Subhanallah ternyata mencari uang, tidak segampang
yang dibayangkan. Harus melewati lika-liku kehidupan, lelah dan letih, serta
perjuangan yang kuat. Saya merasa kecapean saat itu. Gimana tidak? Setiap Minggu
pagi, penumpang lebih banyak dari kalangan pedagang. Nah mereka pasti membawa
barang dagangannya ke pasar. Saya sebagai kernet, tidak mungkin dong berdiam
diri dan membiarkan bapak naik-turun dari ruang supir untuk mengangkat
barang-barang tersebut ke atas mobil. Akhirnya dengan kerelaan hati *Insya Allah saya turun tangan dan naik-turun
mengangkat barang bawaan penumpang. Keringat bercucuran, air mata bergelimangan
menghiasi muka saat itu… *hallah lebay,
becanda pemirsa.
Terik panas menyengat kulit. “Dongkal-dongkal, dongkal-dongkal. Moga-moga pak, bu?” kalimat itu
sering keluar saat melihat orang di pinggir jalan. Sedihnya saat bapak dan ibu
yang saya tawari, mereka tolak dan lebih memilih bis. Memang luar biasa lah
bapak, dia jalani kegiatan ini selama Sembilan tahun. Saat ini Alhamdulillah
bapak sudah tidak menyupir angkudes lagi, bapak sudah diringankan mencari
nafkah oleh Allah karena dia diangkat menjadi guru PNS. Andai saja saya tahu,
banyak keajaiban menjalani shalat Dhuha.
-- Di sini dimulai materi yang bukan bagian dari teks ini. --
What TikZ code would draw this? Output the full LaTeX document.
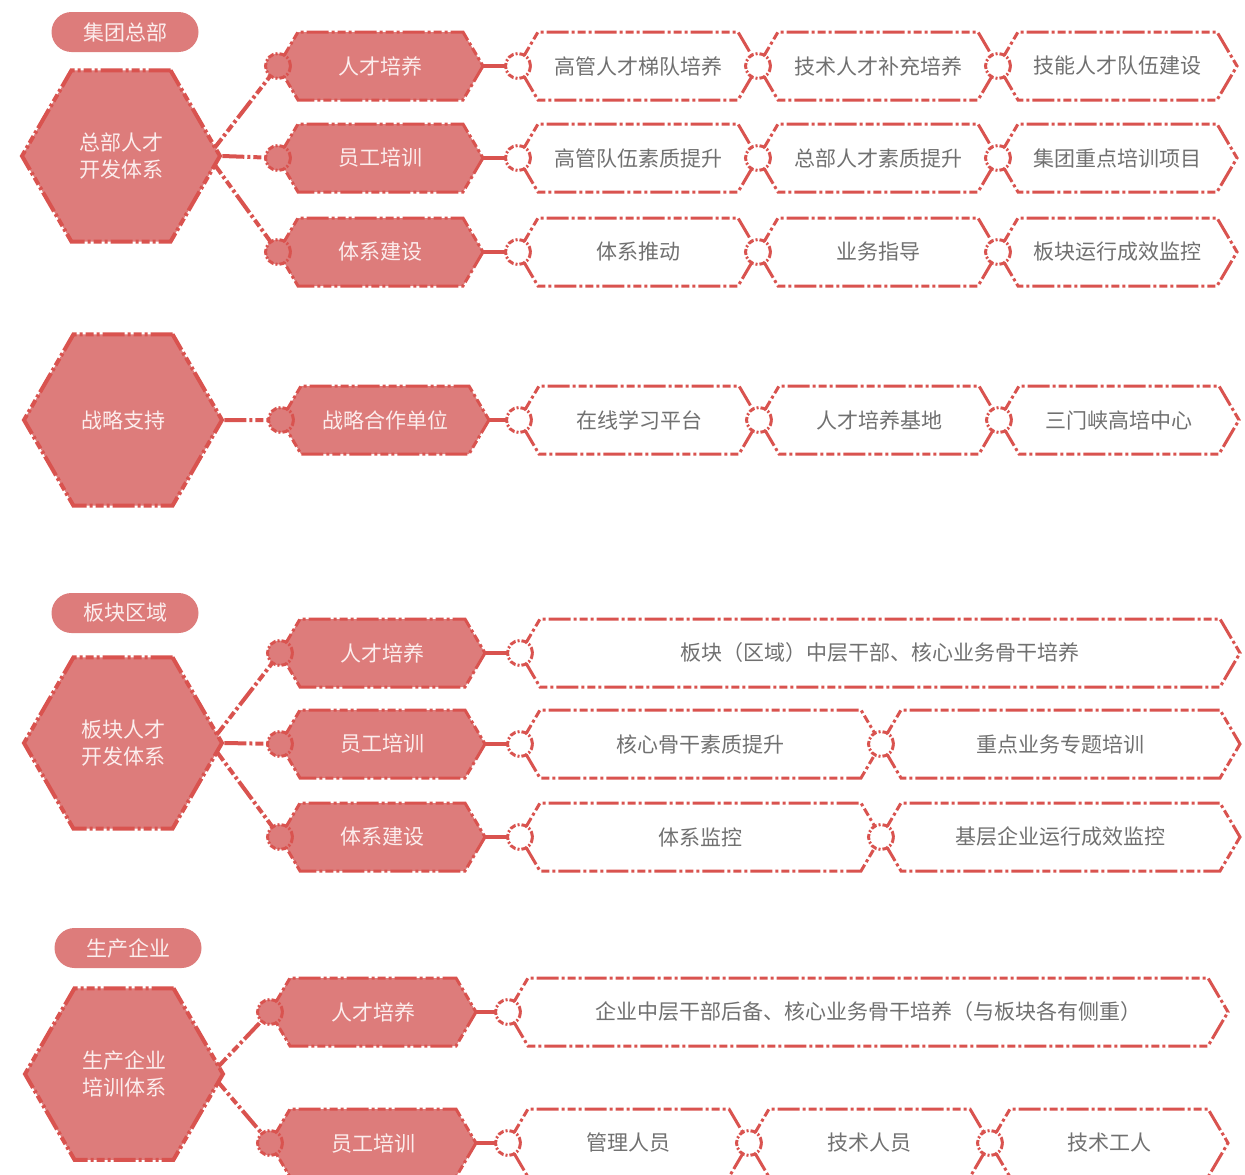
\documentclass[tikz,border=0pt]{standalone}
\usepackage{fontspec}
\setmainfont{Noto Sans CJK SC}
\usepackage{tikz}
\usetikzlibrary{shapes.geometric,calc}
\pgfdeclarelayer{sotto}
\pgfsetlayers{sotto,main}
\definecolor{rosso}{HTML}{D9534F}
\definecolor{rosa}{HTML}{DD7C7B}
\definecolor{grigio}{HTML}{707070}
\definecolor{chiaro}{HTML}{FCEDED}

\begin{document}
\begin{tikzpicture}[x=1pt,y=-1pt,
	dd/.style = {dash pattern=on 22pt off 3pt on 3pt off 3pt on 8pt off 3pt on 3pt off 3pt},
	bighex/.style = {regular polygon,regular polygon sides=6,minimum size=198pt,inner sep=0pt,fill=rosa,draw=rosso,line width=4pt,dd,text=chiaro,align=center,font=\fontsize{21}{27}\selectfont},
	pill/.style = {fill=rosa,rounded corners=20pt,minimum width=147pt,minimum height=40pt,inner sep=0pt,text=chiaro,font=\fontsize{21}{26}\selectfont},
	ring/.style = {circle,minimum size=25pt,inner sep=0pt,fill=white,draw=rosso,line width=3pt,dash pattern=on 6pt off 2pt on 2pt off 2pt},
	dot/.style = {ring,fill=rosa},
	hexto/.style = {draw=rosso,line width=3pt,dd,to path={-- ($(\tikztostart)+(20,-34)$) -- ($(\tikztotarget)+(-20,-34)$) -- (\tikztotarget) -- ($(\tikztotarget)+(-20,34)$) -- ($(\tikztostart)+(20,34)$) -- cycle}},
	fhexto/.style = {hexto,fill=rosa},
	link/.style = {draw=rosso,line width=4pt,dd},
	txt/.style = {text=grigio,font=\fontsize{21}{26}\selectfont},
	ftxt/.style = {text=chiaro,font=\fontsize{21}{26}\selectfont}
	]
	\useasboundingbox (0,0) rectangle (1245,1175);
	%GRUPPO
	\node[pill] (P1) at (125,32) {集团总部};
	\node[bighex] (H1) at (121,156) {总部人才\\开发体系};
	\node[dot] (fa) at (278,66) {};
	\node[dot] (fb) at (278,158) {};
	\node[dot] (fc) at (278,252) {};
	\coordinate (ga) at (483,66);
	\coordinate (gb) at (483,158);
	\coordinate (gc) at (483,252);
	\node[ring] (oa1) at (518,66) {};
	\node[ring] (oa2) at (758,66) {};
	\node[ring] (oa3) at (998,66) {};
	\coordinate (ea) at (1237,66);
	\node[ring] (ob1) at (518,158) {};
	\node[ring] (ob2) at (758,158) {};
	\node[ring] (ob3) at (998,158) {};
	\coordinate (eb) at (1237,158);
	\node[ring] (oc1) at (518,252) {};
	\node[ring] (oc2) at (758,252) {};
	\node[ring] (oc3) at (998,252) {};
	\coordinate (ec) at (1237,252);
	\node[ftxt] (sa) at ($(fa)!.5!(ga)$) {人才培养};
	\node[ftxt] (sb) at ($(fb)!.5!(gb)$) {员工培训};
	\node[ftxt] (sc) at ($(fc)!.5!(gc)$) {体系建设};
	\node[txt] (ta1) at ($(oa1)!.5!(oa2)$) {高管人才梯队培养};
	\node[txt] (ta2) at ($(oa2)!.5!(oa3)$) {技术人才补充培养};
	\node[txt] (ta3) at ($(oa3)!.5!(ea)$) {技能人才队伍建设};
	\node[txt] (tb1) at ($(ob1)!.5!(ob2)$) {高管队伍素质提升};
	\node[txt] (tb2) at ($(ob2)!.5!(ob3)$) {总部人才素质提升};
	\node[txt] (tb3) at ($(ob3)!.5!(eb)$) {集团重点培训项目};
	\node[txt] (tc1) at ($(oc1)!.5!(oc2)$) {体系推动};
	\node[txt] (tc2) at ($(oc2)!.5!(oc3)$) {业务指导};
	\node[txt] (tc3) at ($(oc3)!.5!(ec)$) {板块运行成效监控};
	%STRATEGIA
	\node[bighex] (H2) at (123,420) {战略支持};
	\node[dot] (fd) at (281,420) {};
	\coordinate (gd) at (489,420);
	\node[ring] (od1) at (519,420) {};
	\node[ring] (od2) at (759,420) {};
	\node[ring] (od3) at (999,420) {};
	\coordinate (ed) at (1239,420);
	\node[ftxt] (sd) at ($(fd)!.5!(gd)$) {战略合作单位};
	\node[txt] (td1) at ($(od1)!.5!(od2)$) {在线学习平台};
	\node[txt] (td2) at ($(od2)!.5!(od3)$) {人才培养基地};
	\node[txt] (td3) at ($(od3)!.5!(ed)$) {三门峡高培中心};
	%SETTORI
	\node[pill] (P3) at (125,613) {板块区域};
	\node[bighex] (H3) at (123,743) {板块人才\\开发体系};
	\node[dot] (fe) at (280,653) {};
	\node[dot] (ff) at (280,744) {};
	\node[dot] (fg) at (280,837) {};
	\coordinate (ge) at (485,653);
	\coordinate (gf) at (485,744);
	\coordinate (gg) at (485,837);
	\node[ring] (oe1) at (520,653) {};
	\coordinate (ee) at (1240,653);
	\node[ring] (of1) at (520,744) {};
	\node[ring] (of2) at (881,744) {};
	\coordinate (ef) at (1240,744);
	\node[ring] (og1) at (520,837) {};
	\node[ring] (og2) at (881,837) {};
	\coordinate (eg) at (1240,837);
	\node[ftxt] (se) at ($(fe)!.5!(ge)$) {人才培养};
	\node[ftxt] (sf) at ($(ff)!.5!(gf)$) {员工培训};
	\node[ftxt] (sg) at ($(fg)!.5!(gg)$) {体系建设};
	\node[txt] (te1) at ($(oe1)!.5!(ee)$) {板块（区域）中层干部、核心业务骨干培养};
	\node[txt] (tf1) at ($(of1)!.5!(of2)$) {核心骨干素质提升};
	\node[txt] (tf2) at ($(of2)!.5!(ef)$) {重点业务专题培训};
	\node[txt] (tg1) at ($(og1)!.5!(og2)$) {体系监控};
	\node[txt] (tg2) at ($(og2)!.5!(eg)$) {基层企业运行成效监控};
	%IMPRESE
	\node[pill] (P4) at (128,948) {生产企业};
	\node[bighex] (H4) at (124,1074) {生产企业\\培训体系};
	\node[dot] (fh) at (270,1012) {};
	\node[dot] (fi) at (270,1143) {};
	\coordinate (gh) at (476,1012);
	\coordinate (gi) at (476,1143);
	\node[ring] (oh1) at (508,1012) {};
	\coordinate (eh) at (1228,1012);
	\node[ring] (oi1) at (508,1143) {};
	\node[ring] (oi2) at (749,1143) {};
	\node[ring] (oi3) at (990,1143) {};
	\coordinate (ei) at (1228,1143);
	\node[ftxt] (sh) at ($(fh)!.5!(gh)$) {人才培养};
	\node[ftxt] (si) at ($(fi)!.5!(gi)$) {员工培训};
	\node[txt] (th1) at ($(oh1)!.5!(eh)$) {企业中层干部后备、核心业务骨干培养（与板块各有侧重）};
	\node[txt] (ti1) at ($(oi1)!.5!(oi2)$) {管理人员};
	\node[txt] (ti2) at ($(oi2)!.5!(oi3)$) {技术人员};
	\node[txt] (ti3) at ($(oi3)!.5!(ei)$) {技术工人};
	%COLLEGAMENTI E RIQUADRI
	\begin{pgfonlayer}{sotto}
		\draw[link] ([xshift=-14pt]H1.east) -- (fa.center);
		\draw[link] (H1.east) -- (fb.center);
		\draw[link] ([xshift=-14pt]H1.east) -- (fc.center);
		\draw[link] (H2.east) -- (fd.center);
		\draw[link] ([xshift=-14pt]H3.east) -- (fe.center);
		\draw[link] (H3.east) -- (ff.center);
		\draw[link] ([xshift=-14pt]H3.east) -- (fg.center);
		\draw[link] ([xshift=-14pt]H4.east) -- (fh.center);
		\draw[link] ([xshift=-14pt]H4.east) -- (fi.center);
		\draw[link] (ga) -- (oa1.center);
		\draw[link] (gb) -- (ob1.center);
		\draw[link] (gc) -- (oc1.center);
		\draw[link] (gd) -- (od1.center);
		\draw[link] (ge) -- (oe1.center);
		\draw[link] (gf) -- (of1.center);
		\draw[link] (gg) -- (og1.center);
		\draw[link] (gh) -- (oh1.center);
		\draw[link] (gi) -- (oi1.center);
		\draw[fhexto] (fa.center) to (ga);
		\draw[fhexto] (fb.center) to (gb);
		\draw[fhexto] (fc.center) to (gc);
		\draw[fhexto] (fd.center) to (gd);
		\draw[fhexto] (fe.center) to (ge);
		\draw[fhexto] (ff.center) to (gf);
		\draw[fhexto] (fg.center) to (gg);
		\draw[fhexto] (fh.center) to (gh);
		\draw[fhexto] (fi.center) to (gi);
		\draw[hexto] (oa1.center) to (oa2.center);
		\draw[hexto] (oa2.center) to (oa3.center);
		\draw[hexto] (oa3.center) to (ea);
		\draw[hexto] (ob1.center) to (ob2.center);
		\draw[hexto] (ob2.center) to (ob3.center);
		\draw[hexto] (ob3.center) to (eb);
		\draw[hexto] (oc1.center) to (oc2.center);
		\draw[hexto] (oc2.center) to (oc3.center);
		\draw[hexto] (oc3.center) to (ec);
		\draw[hexto] (od1.center) to (od2.center);
		\draw[hexto] (od2.center) to (od3.center);
		\draw[hexto] (od3.center) to (ed);
		\draw[hexto] (oe1.center) to (ee);
		\draw[hexto] (of1.center) to (of2.center);
		\draw[hexto] (of2.center) to (ef);
		\draw[hexto] (og1.center) to (og2.center);
		\draw[hexto] (og2.center) to (eg);
		\draw[hexto] (oh1.center) to (eh);
		\draw[hexto] (oi1.center) to (oi2.center);
		\draw[hexto] (oi2.center) to (oi3.center);
		\draw[hexto] (oi3.center) to (ei);
	\end{pgfonlayer}
\end{tikzpicture}
\end{document}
Saya nasehati bapak pelan-pelan, pasti
Allah akan meringankan. Saya kagum dengan bapak, dia tidak pernah mengeluh, dia
tetap semangat mencari nafkah walau sakit menimpanya. Beliau memang sifatnya
keras kepala, tapi dibalik keras kepalanya, beliau memegang prinsip komitmen
dan tanggung jawab yang tinggi untuk istri dan anak-anaknya. *Masya Allah. Secara tidak langsung bapak
memberikan pelajaran yang begitu penting untuk saya. Terima kasih Pak. Saya juga
bisa, Insya Allah. *Hayoo. Mana istri, mana? heheee becanda pemirsa.